## Task directions
All lines below must be repeated exactly, with the pictures omitted.

## Information provided
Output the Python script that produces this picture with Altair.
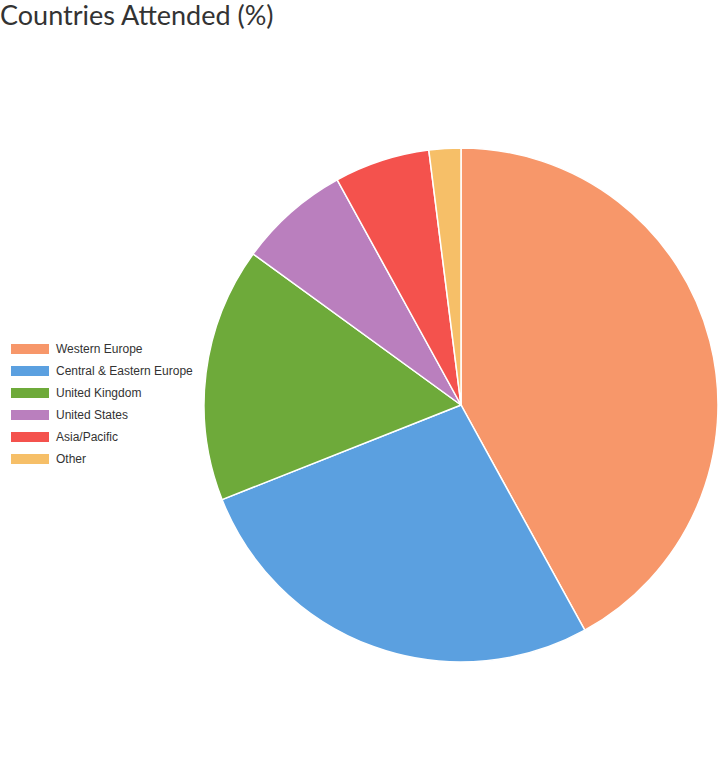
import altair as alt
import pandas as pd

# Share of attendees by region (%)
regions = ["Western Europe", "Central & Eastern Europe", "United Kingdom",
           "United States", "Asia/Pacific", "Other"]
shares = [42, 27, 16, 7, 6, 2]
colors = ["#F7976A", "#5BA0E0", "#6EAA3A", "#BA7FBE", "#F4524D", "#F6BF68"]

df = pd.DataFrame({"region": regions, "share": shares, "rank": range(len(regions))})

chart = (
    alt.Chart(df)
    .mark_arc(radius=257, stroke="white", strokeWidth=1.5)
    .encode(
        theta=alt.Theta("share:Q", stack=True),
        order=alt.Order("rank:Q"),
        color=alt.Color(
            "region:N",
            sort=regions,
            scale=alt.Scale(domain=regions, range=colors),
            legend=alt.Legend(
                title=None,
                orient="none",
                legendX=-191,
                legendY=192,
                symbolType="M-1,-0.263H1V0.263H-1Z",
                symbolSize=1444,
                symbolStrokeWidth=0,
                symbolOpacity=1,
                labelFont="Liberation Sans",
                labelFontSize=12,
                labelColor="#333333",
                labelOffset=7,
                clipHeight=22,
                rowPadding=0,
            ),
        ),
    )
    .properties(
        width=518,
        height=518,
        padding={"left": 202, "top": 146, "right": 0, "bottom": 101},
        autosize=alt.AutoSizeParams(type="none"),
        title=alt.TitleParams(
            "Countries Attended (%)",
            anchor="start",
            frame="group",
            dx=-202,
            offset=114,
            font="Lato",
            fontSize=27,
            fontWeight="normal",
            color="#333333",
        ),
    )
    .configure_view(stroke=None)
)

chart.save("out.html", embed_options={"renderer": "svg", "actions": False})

## Full response
Output the Python script that produces this picture with Altair.
import altair as alt
import pandas as pd

# Share of attendees by region (%)
regions = ["Western Europe", "Central & Eastern Europe", "United Kingdom",
           "United States", "Asia/Pacific", "Other"]
shares = [42, 27, 16, 7, 6, 2]
colors = ["#F7976A", "#5BA0E0", "#6EAA3A", "#BA7FBE", "#F4524D", "#F6BF68"]

df = pd.DataFrame({"region": regions, "share": shares, "rank": range(len(regions))})

chart = (
    alt.Chart(df)
    .mark_arc(radius=257, stroke="white", strokeWidth=1.5)
    .encode(
        theta=alt.Theta("share:Q", stack=True),
        order=alt.Order("rank:Q"),
        color=alt.Color(
            "region:N",
            sort=regions,
            scale=alt.Scale(domain=regions, range=colors),
            legend=alt.Legend(
                title=None,
                orient="none",
                legendX=-191,
                legendY=192,
                symbolType="M-1,-0.263H1V0.263H-1Z",
                symbolSize=1444,
                symbolStrokeWidth=0,
                symbolOpacity=1,
                labelFont="Liberation Sans",
                labelFontSize=12,
                labelColor="#333333",
                labelOffset=7,
                clipHeight=22,
                rowPadding=0,
            ),
        ),
    )
    .properties(
        width=518,
        height=518,
        padding={"left": 202, "top": 146, "right": 0, "bottom": 101},
        autosize=alt.AutoSizeParams(type="none"),
        title=alt.TitleParams(
            "Countries Attended (%)",
            anchor="start",
            frame="group",
            dx=-202,
            offset=114,
            font="Lato",
            fontSize=27,
            fontWeight="normal",
            color="#333333",
        ),
    )
    .configure_view(stroke=None)
)

chart.save("out.html", embed_options={"renderer": "svg", "actions": False})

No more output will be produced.